Mask-RadarNet: Enhancing Transformer With Spatial-Temporal Semantic Context for Radar Object Detection in Autonomous Driving
Journal:
arXiv
Published Date:
Dec 20, 2024
Abstract
As a cost-effective and robust technology, automotive radar has seen steady
improvement during the last years, making it an appealing complement to
commonly used sensors like camera and LiDAR in autonomous driving. Radio
frequency data with rich semantic information are attracting more and more
attention. Most current radar-based models take radio frequency image sequences
as the input. However, these models heavily rely on convolutional neural
networks and leave out the spatial-temporal semantic context during the
encoding stage. To solve these problems, we propose a model called
Mask-RadarNet to fully utilize the hierarchical semantic features from the
input radar data.
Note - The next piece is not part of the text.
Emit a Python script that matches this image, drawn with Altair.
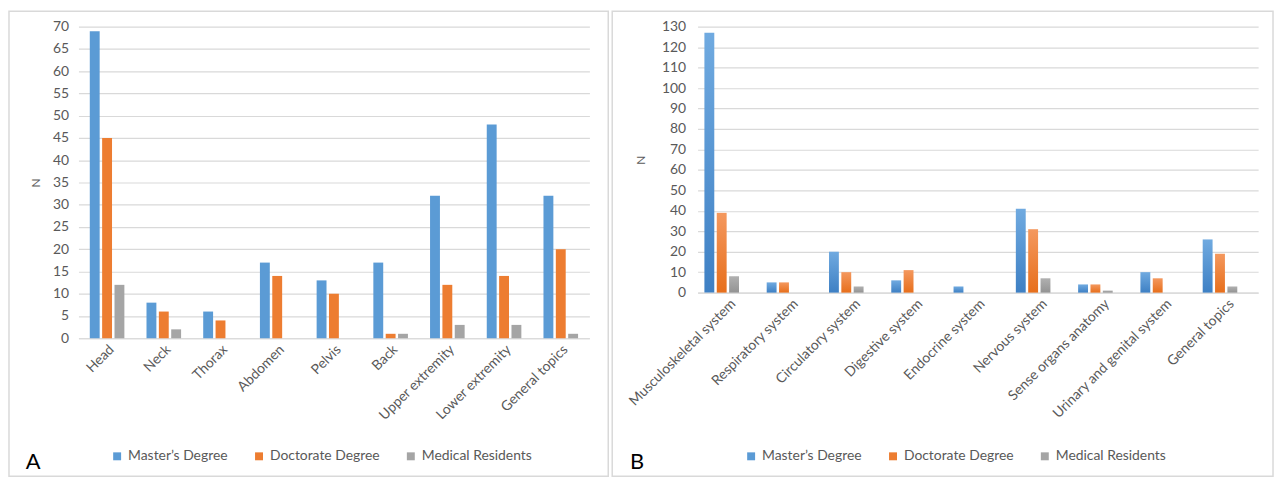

Mask-RadarNet exploits the combination of interleaved
convolution and attention operations to replace the traditional architecture in
transformer-based models. In addition, patch shift is introduced to the
Mask-RadarNet for efficient spatial-temporal feature learning. By shifting part
of patches with a specific mosaic pattern in the temporal dimension,
Mask-RadarNet achieves competitive performance while reducing the computational
burden of the spatial-temporal modeling. In order to capture the
spatial-temporal semantic contextual information, we design the class masking
attention module (CMAM) in our encoder. Moreover, a lightweight auxiliary
decoder is added to our model to aggregate prior maps generated from the CMAM.
Experiments on the CRUW dataset demonstrate the superiority of the proposed
method to some state-of-the-art radar-based object detection algorithms. With
relatively lower computational complexity and fewer parameters, the proposed
Mask-RadarNet achieves higher recognition accuracy for object detection in
autonomous driving.